As we argue in our petition, the FISC and FISCR were wrong about the First Amendment. Our legal system is founded on the presumption that laws are public. That presumption applies to all judicial opinions containing significant interpretations of law. There’s no special exception for opinions involving government surveillance and national security. In fact, federal courts around the country routinely publish opinions on those very topics. The FISC’s significant opinions, which affect the rights of millions, are no different. Like all courts, of course, the FISC may redact its opinions when necessary to conceal legitimate national security secrets. But to justify these kinds of redactions, the government must satisfy the First Amendment’s stringent standards.

The FISC and FISCR were also wrong about their jurisdiction. Courts around the country routinely consider First Amendment motions for access to their records—motions just like the ones we filed in the FISC. This makes sense. All courts created under Article III of the Constitution, including the FISC and FISCR, have inherent authority over their own records. If they didn’t, they wouldn’t be able to function properly, because they could not manage their own proceedings or ensure public access to the judiciary’s central work—its legal opinions.

Federal courts have uniformly held that because they have inherent authority over their own records, they can decide motions for access to those records. The same is true of the FISC and FISCR. They may be more specialized than most courts, but their inherent control over their own opinions gives them the power to consider motions for public access. This was the FISC’s own position until it reversed course in September 2020.

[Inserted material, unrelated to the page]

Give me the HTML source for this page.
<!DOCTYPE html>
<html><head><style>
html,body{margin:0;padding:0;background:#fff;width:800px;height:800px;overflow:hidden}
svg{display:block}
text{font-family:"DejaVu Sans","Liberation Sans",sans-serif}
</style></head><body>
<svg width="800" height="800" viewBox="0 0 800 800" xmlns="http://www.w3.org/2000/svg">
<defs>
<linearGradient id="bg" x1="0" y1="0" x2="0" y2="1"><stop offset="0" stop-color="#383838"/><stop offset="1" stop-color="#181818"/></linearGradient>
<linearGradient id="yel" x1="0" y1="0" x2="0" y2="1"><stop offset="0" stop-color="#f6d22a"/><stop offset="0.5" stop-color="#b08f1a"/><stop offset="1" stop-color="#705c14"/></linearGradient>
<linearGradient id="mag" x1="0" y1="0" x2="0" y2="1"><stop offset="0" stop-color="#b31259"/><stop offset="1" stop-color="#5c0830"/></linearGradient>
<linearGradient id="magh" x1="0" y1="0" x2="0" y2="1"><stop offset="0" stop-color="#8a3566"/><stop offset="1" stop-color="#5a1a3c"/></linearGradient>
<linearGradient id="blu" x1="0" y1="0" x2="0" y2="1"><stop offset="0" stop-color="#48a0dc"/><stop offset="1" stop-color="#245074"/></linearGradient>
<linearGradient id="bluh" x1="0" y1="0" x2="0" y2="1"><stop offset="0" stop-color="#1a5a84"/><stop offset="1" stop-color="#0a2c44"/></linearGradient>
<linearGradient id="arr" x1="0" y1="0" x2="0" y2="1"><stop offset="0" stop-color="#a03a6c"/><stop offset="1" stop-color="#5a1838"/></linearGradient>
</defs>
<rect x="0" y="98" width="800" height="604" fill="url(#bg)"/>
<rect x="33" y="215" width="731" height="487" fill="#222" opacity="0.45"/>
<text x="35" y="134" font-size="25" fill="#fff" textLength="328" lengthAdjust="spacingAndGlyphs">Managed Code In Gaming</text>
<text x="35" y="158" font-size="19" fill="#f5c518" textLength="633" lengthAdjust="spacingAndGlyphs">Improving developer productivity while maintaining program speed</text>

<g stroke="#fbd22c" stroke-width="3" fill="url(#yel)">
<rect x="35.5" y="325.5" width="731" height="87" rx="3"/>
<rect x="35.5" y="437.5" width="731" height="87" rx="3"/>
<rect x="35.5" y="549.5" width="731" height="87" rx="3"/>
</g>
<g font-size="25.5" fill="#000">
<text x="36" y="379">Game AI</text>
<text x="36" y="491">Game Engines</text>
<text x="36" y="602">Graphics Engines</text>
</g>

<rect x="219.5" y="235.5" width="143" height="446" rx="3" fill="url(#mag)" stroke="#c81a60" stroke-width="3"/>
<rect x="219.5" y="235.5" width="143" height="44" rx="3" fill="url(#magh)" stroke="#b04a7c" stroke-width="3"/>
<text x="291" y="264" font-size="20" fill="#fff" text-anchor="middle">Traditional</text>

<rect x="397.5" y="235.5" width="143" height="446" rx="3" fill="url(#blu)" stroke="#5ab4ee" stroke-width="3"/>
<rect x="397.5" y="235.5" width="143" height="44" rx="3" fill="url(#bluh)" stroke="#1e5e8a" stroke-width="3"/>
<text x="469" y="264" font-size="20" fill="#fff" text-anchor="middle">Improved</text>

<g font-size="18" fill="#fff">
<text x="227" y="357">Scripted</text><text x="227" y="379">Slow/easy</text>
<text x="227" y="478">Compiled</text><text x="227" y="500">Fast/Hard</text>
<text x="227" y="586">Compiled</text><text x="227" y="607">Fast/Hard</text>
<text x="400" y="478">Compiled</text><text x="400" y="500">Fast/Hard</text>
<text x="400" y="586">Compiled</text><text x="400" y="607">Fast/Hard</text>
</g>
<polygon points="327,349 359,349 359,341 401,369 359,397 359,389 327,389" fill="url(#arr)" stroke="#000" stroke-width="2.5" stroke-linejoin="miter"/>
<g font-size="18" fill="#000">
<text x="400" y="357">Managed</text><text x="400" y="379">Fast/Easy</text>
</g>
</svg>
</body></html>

By placing its opinions outside the reach of the First Amendment, the FISC has deprived the public of information that’s vital to understanding how the FISC has interpreted the law, and the government surveillance that it has authorized. The Supreme Court must right this ship. The First Amendment gives the public a presumptive right to know how the FISC has shaped the nation’s laws and our liberties, and it’s time for the Supreme Court to enforce that right.